A woman wearing a face mask uses her cellphone as she walks outside Beijing Railway Station as the country is hit by an outbreak of the new coronavirus on Jan. 30.   © Reuters

TOKYO/HONG KONG -- The deadly new coronavirus from Wuhan was spreading from person to person as early as mid-December, weeks before China officially confirmed such transmission, government-funded Chinese researchers report in a top American medical journal.

The paper in the New England Journal of Medicine analyzes data on the first 425 confirmed cases in the central Chinese city of Wuhan, where the outbreak originated.

"On the basis of this information, there is evidence that human-to-human transmission has occurred among close contacts since the middle of December 2019," it reads. The paper notes that seven health care workers contracted the virus between Jan. 1 and Jan. 11 -- significant evidence of human-to-human transmission.

The findings sharply contrast with the accounts of Wuhan health authorities who had maintained until mid-January that there was "no clear evidence" that the virus could be passed among humans. Officials also claimed Jan. 11 that no health care workers had been infected.

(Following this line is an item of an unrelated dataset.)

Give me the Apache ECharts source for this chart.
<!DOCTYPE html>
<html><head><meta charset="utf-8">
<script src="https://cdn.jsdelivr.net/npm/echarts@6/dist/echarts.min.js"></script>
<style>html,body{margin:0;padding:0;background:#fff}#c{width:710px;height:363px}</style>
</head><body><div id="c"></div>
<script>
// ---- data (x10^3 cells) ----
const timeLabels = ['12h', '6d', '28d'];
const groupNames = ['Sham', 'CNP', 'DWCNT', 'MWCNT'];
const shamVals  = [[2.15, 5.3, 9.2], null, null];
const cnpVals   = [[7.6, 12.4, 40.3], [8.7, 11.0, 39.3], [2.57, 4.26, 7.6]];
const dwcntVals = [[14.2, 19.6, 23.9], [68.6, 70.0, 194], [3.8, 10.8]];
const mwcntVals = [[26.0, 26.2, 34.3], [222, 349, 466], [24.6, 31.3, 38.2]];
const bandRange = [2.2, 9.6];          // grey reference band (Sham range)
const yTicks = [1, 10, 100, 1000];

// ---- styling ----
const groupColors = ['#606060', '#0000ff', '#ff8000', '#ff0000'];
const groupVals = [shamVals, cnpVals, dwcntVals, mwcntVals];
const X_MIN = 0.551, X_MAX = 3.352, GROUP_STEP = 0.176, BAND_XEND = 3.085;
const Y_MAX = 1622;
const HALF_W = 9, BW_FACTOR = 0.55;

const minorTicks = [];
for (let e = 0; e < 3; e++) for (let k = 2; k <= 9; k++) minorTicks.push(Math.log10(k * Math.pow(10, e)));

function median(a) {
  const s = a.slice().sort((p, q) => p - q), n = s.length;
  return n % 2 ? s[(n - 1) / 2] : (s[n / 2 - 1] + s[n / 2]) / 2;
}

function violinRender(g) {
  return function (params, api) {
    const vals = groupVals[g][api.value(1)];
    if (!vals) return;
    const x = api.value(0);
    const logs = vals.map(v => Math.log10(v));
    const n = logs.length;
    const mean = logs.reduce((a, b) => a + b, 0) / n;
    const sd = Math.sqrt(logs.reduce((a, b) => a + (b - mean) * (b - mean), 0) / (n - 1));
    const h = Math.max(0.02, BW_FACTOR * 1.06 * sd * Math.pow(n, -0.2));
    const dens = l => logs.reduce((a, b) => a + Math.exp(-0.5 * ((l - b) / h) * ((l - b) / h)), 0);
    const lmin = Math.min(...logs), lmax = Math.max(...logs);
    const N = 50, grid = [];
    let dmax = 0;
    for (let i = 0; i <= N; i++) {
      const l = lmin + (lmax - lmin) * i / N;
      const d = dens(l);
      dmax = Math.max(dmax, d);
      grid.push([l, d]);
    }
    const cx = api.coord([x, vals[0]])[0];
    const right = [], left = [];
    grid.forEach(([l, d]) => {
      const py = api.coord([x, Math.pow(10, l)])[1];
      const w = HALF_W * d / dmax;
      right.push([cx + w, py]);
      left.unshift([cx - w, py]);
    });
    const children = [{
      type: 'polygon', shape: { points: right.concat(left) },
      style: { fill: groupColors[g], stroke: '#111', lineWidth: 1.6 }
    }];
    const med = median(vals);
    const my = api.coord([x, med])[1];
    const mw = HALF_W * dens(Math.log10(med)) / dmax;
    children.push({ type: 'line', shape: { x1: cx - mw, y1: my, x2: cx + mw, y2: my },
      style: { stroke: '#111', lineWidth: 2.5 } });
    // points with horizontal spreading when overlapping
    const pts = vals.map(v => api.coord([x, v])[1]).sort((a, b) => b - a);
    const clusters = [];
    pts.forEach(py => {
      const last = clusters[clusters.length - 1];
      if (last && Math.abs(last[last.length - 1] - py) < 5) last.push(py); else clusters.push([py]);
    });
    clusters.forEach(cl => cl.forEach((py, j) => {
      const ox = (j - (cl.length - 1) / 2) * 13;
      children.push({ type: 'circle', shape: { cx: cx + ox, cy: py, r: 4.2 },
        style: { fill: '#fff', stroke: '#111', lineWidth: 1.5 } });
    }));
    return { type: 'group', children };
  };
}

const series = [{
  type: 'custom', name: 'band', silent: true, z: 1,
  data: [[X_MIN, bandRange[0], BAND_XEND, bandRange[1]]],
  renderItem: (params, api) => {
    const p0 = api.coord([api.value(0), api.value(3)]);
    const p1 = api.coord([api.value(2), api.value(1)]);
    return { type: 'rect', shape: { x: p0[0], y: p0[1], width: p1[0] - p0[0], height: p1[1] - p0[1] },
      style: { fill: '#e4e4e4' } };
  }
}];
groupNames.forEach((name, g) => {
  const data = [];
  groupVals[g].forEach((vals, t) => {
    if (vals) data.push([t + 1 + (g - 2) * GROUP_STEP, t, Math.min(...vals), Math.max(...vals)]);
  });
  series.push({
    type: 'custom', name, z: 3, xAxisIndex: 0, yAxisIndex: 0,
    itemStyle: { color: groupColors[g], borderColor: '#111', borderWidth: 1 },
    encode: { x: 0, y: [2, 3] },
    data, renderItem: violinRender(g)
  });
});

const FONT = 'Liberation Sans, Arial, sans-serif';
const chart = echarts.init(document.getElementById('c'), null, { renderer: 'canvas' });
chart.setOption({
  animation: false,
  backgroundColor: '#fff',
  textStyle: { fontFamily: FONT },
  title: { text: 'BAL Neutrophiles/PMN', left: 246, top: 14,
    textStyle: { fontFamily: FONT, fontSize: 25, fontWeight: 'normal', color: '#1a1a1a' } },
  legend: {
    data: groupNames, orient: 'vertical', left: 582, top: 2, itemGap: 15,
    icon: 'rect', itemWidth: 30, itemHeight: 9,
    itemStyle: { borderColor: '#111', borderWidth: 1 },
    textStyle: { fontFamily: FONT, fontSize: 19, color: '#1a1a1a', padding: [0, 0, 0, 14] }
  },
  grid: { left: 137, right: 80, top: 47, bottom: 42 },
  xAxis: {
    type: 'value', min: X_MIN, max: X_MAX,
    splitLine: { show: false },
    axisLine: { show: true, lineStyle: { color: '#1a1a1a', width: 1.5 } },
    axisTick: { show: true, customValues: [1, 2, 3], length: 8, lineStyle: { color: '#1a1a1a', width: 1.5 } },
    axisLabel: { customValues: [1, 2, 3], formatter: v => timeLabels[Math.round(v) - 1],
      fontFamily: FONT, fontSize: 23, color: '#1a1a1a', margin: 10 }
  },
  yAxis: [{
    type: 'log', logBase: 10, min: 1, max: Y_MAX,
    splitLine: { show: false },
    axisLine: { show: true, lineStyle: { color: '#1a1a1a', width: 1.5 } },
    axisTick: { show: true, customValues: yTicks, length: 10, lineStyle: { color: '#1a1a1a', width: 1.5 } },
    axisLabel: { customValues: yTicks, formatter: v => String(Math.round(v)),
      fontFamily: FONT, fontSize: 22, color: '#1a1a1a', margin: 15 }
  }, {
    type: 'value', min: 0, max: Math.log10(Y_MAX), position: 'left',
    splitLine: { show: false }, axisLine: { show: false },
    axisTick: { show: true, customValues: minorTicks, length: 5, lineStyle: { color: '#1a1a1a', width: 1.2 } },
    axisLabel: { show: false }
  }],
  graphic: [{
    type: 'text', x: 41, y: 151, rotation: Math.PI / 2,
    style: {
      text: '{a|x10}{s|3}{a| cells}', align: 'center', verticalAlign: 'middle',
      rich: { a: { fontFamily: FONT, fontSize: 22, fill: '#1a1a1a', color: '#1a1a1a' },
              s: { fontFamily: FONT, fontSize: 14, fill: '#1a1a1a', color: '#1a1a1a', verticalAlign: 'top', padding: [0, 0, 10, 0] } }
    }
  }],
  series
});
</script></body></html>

Public acknowledgment only came Jan. 20 via an interview with an expert commissioned by the National Health Commission on state broadcaster CCTV.

The paper also found that only 55% of the 47 infected patients before Jan. 1 were linked to the seafood and live-animal market thought to be ground zero. This means that other patients either got infected elsewhere or from other people.

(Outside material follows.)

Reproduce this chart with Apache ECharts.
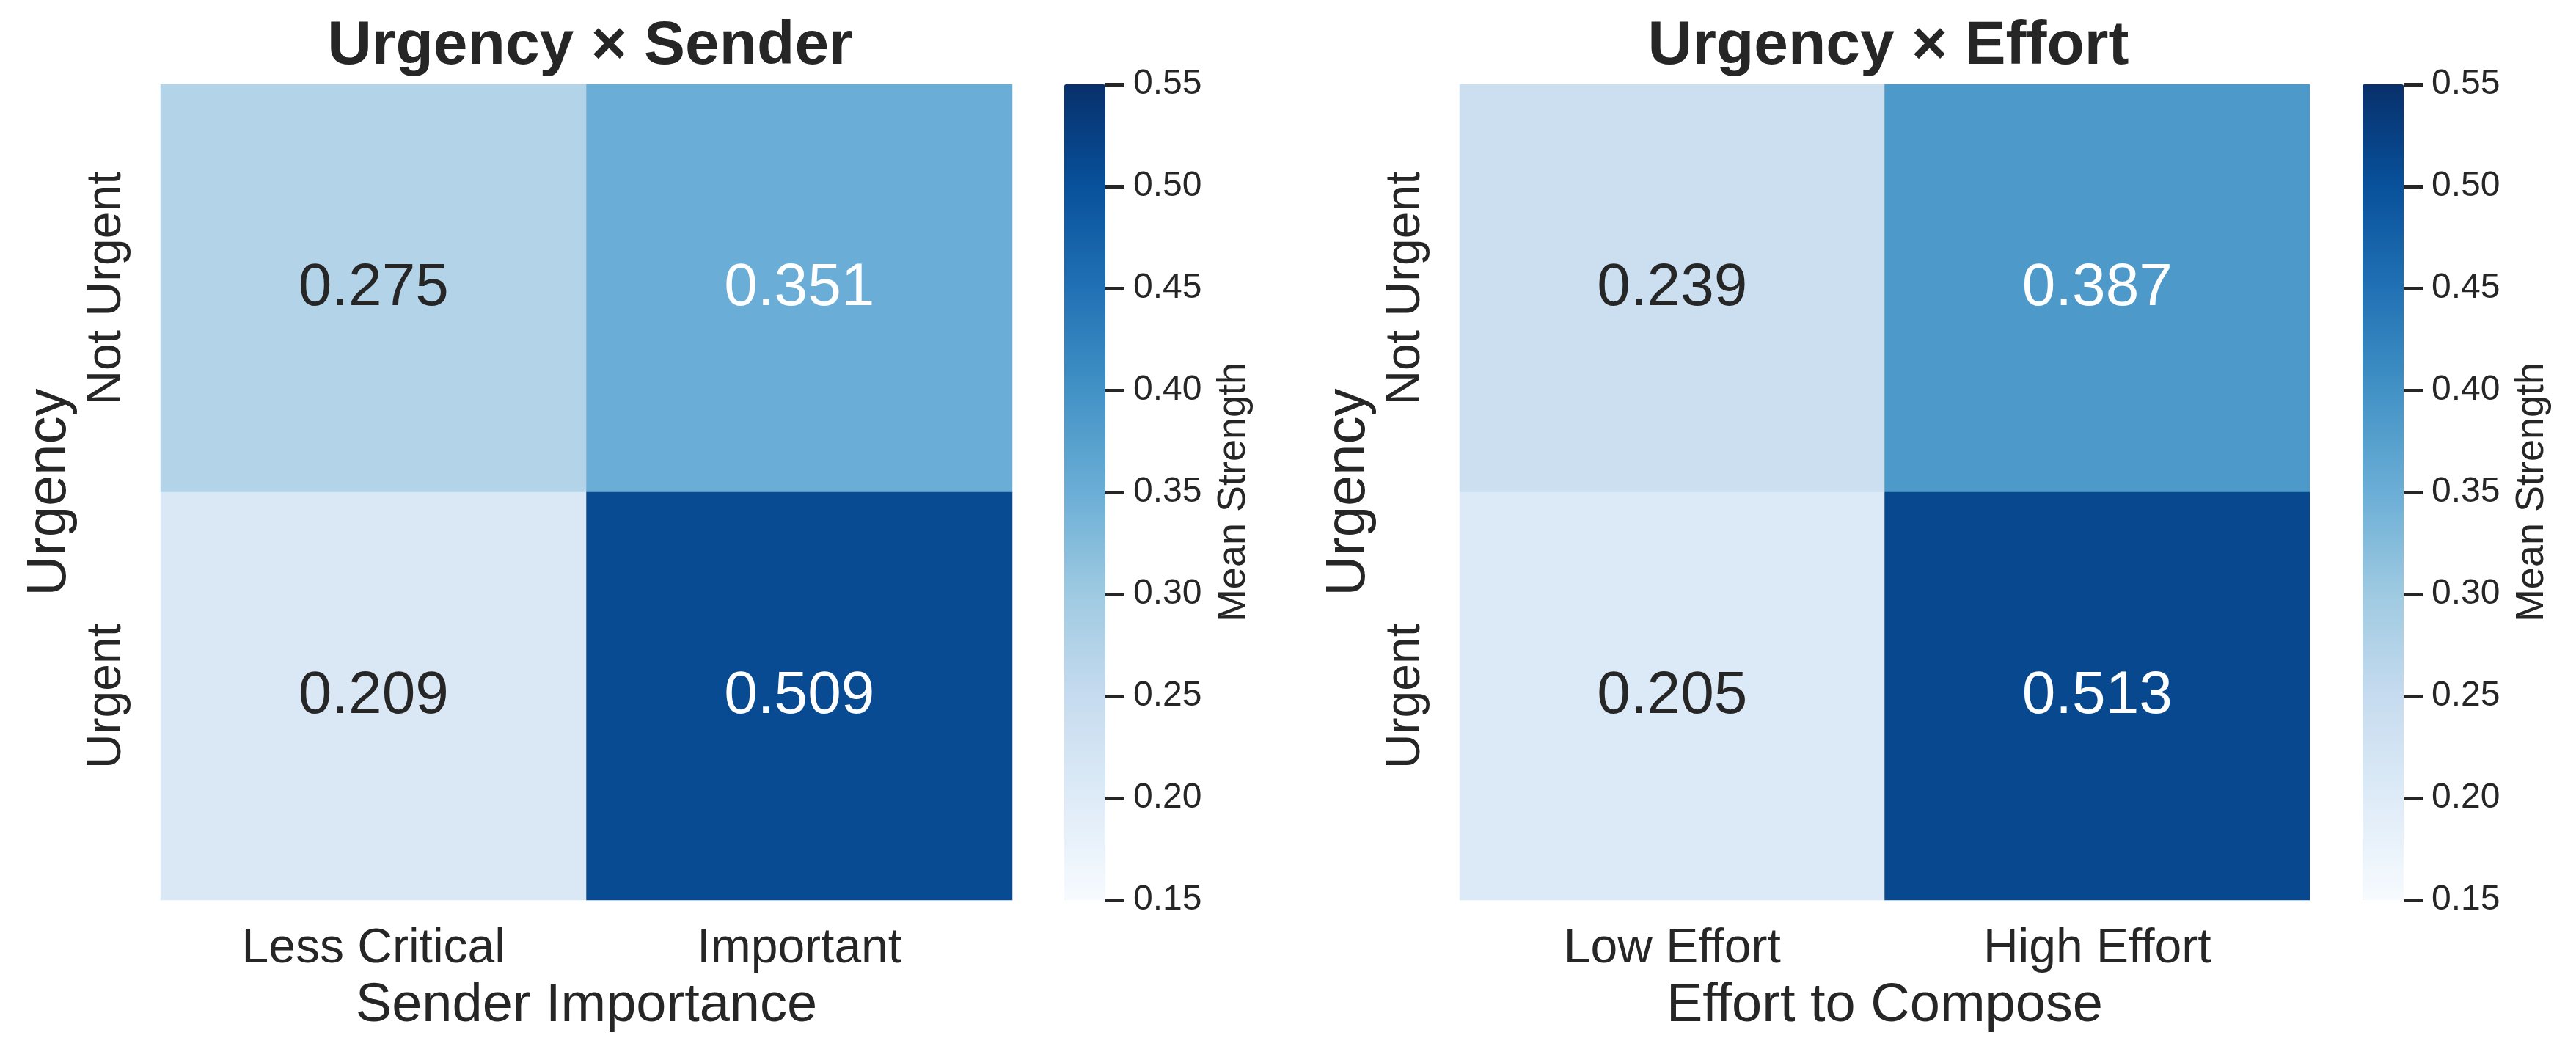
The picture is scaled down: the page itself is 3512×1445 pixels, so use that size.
<!DOCTYPE html>
<html>
<head>
<meta charset="utf-8">
<script src="https://cdn.jsdelivr.net/npm/echarts@6/dist/echarts.min.js"></script>
<style>
  html, body { margin: 0; padding: 0; background: #fff; }
  #main { width: 3512px; height: 1445px; }
</style>
</head>
<body>
<div id="main"></div>
<script>
// data
var urgency = ['Not Urgent', 'Urgent'];
var senderCats = ['Less Critical', 'Important'];
var effortCats = ['Low Effort', 'High Effort'];
// rows follow urgency order, columns follow the x categories
var senderVals = [[0.275, 0.351], [0.209, 0.509]];
var effortVals = [[0.239, 0.387], [0.205, 0.513]];
var cbTicks = [0.15, 0.20, 0.25, 0.30, 0.35, 0.40, 0.45, 0.50, 0.55];

var blues = ['#f7fbff', '#deebf7', '#c6dbef', '#9ecae1', '#6baed6', '#4292c6', '#2171b5', '#08519c', '#08306b'];
var font = 'Liberation Sans, Arial, sans-serif';
var ink = '#262626';

function cells(vals) {
    var out = [];
    vals.forEach(function (row, r) {
        row.forEach(function (v, c) {
            out.push({
                value: [c, r, v],
                label: { color: v > 0.33 ? '#ffffff' : ink }
            });
        });
    });
    return out;
}

var chart = echarts.init(document.getElementById('main'));

var panels = [
    { left: 219, width: 1161, cbLeft: 1451, title: 'Urgency × Sender', xName: 'Sender Importance', cats: senderCats, vals: senderVals },
    { left: 1990, width: 1159, cbLeft: 3221, title: 'Urgency × Effort', xName: 'Effort to Compose', cats: effortCats, vals: effortVals }
];
var gridTop = 115, gridH = 1112;
var cbW = 56, tickLen = 26;

var option = {
    backgroundColor: '#fff',
    textStyle: { fontFamily: font },
    title: [],
    grid: [],
    xAxis: [],
    yAxis: [],
    visualMap: [],
    series: []
};

panels.forEach(function (p, i) {
    option.title.push({
        text: p.title,
        left: p.left + p.width / 2,
        top: 17,
        textAlign: 'center',
        textStyle: { fontFamily: font, fontSize: 84, fontWeight: 'bold', color: ink }
    });
    // heatmap grid
    option.grid.push({ left: p.left, top: gridTop, width: p.width, height: gridH });
    // narrow strip right of the colour bar: its split lines are the ticks
    option.grid.push({ left: p.cbLeft + cbW, top: gridTop, width: tickLen, height: gridH });

    option.xAxis.push({
        type: 'category', gridIndex: i * 2, data: p.cats,
        axisLine: { show: false }, axisTick: { show: false },
        axisLabel: { fontFamily: font, fontSize: 66, color: ink, margin: 34 },
        name: p.xName, nameLocation: 'middle', nameGap: 108,
        nameTextStyle: { fontFamily: font, fontSize: 74, color: ink, verticalAlign: 'top' }
    });
    option.xAxis.push({ type: 'value', gridIndex: i * 2 + 1, min: 0, max: 1, show: false });

    option.yAxis.push({
        type: 'category', gridIndex: i * 2, data: urgency, inverse: true,
        axisLine: { show: false }, axisTick: { show: false },
        axisLabel: { fontFamily: font, fontSize: 66, color: ink, rotate: 90, margin: 40 },
        name: 'Urgency', nameLocation: 'middle', nameGap: 113, nameRotate: 90,
        nameTextStyle: { fontFamily: font, fontSize: 76, color: ink }
    });
    option.yAxis.push({
        type: 'value', gridIndex: i * 2 + 1, position: 'right',
        min: cbTicks[0], max: cbTicks[cbTicks.length - 1], interval: 0.05,
        axisLine: { show: false },
        axisTick: { show: false },
        splitLine: { show: true, lineStyle: { color: ink, width: 5 } },
        axisLabel: {
            fontFamily: font, fontSize: 48, color: ink, margin: 12,
            formatter: function (v) { return v.toFixed(2); }
        },
        name: 'Mean Strength', nameLocation: 'middle', nameGap: 122, nameRotate: 90,
        nameTextStyle: { fontFamily: font, fontSize: 54, color: ink }
    });

    option.visualMap.push({
        type: 'continuous',
        seriesIndex: i,
        min: cbTicks[0], max: cbTicks[cbTicks.length - 1],
        calculable: false,
        hoverLink: false,
        orient: 'vertical',
        left: p.cbLeft, top: gridTop,
        padding: 0,
        itemWidth: cbW, itemHeight: gridH,
        inRange: { color: blues }
    });

    option.series.push({
        type: 'heatmap',
        xAxisIndex: i * 2, yAxisIndex: i * 2,
        data: cells(p.vals),
        label: {
            show: true, fontFamily: font, fontSize: 82,
            formatter: function (d) { return d.value[2].toFixed(3); }
        },
        itemStyle: { borderWidth: 0 },
        emphasis: { disabled: true }
    });
});

chart.setOption(option);
</script>
</body>
</html>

The new findings have sparked a massive backlash on Chinese social media, with users questioning why the information did not come out earlier.

Many of the paper's authors work for the Chinese Center for Disease Control and Prevention and local counterparts, and many were among the first batch of medical experts to have entered Wuhan for on-the-ground investigations. They developed "a tailored surveillance protocol to identify potential cases" on Jan. 3.

"They all knew," a user on the Weibo microblogging platform said. "They just didn't say, but lied to us."

"If only they could have told people earlier, we could have taken better preventive measures, and the virus would not have spread this fast," another wrote.

In a country where academic performance is often linked to promotions, many social media users have also raised doubts as to whether the authors prioritized their own careers over the urgency of controlling the epidemic.

"I'm demanding an explanation from the paper's authors," wrote one Weibo user. "You clearly knew about people-to-people transmission three weeks earlier than the public, but did you do what you were supposed to do?"

The Ministry of Science and Technology issued a statement on Thursday urging researchers in the country to "not devote their efforts to writing essays before completing the task of combating the novel coronavirus."

Some social media users in China pointed to another possibility.

"Perhaps the researchers did not have a way to share their findings, and publishing it in a scientific journal was their last resort to warn the public," one WeChat user wrote on a group discussion.

In December, eight people were detained for "spreading false rumors" as they discussed the spread of a then-unknown coronavirus on the internet. The eight people were later identified as doctors working in Wuhan, which sparked a public outcry over government censorship.

As the postings about the issue increased, the Chinese Center for Disease Control issued a statement on Friday, claiming the details of the 425 cases analyzed in the study were already made public before the paper was published.

It said it learned about the infection of health care workers only after the National Health Commission expert revealed it on Jan. 20, and researchers conducted a "retrospective analysis" to draw the conclusion that human-to-human transmission was happening in December.

The public anger emerged as Beijing was trying to restore public trust. A health care official in Huanggang, a city near Wuhan, was fired on Thursday shortly after she failed to answer questions pertaining to the number of confirmed cases. In recent weeks, at least two government officials from Tianjin and Hebei Province have been removed from their posts due to dereliction of duty.

Health authorities in China on Friday said the death toll relating to the coronavirus has risen to 213.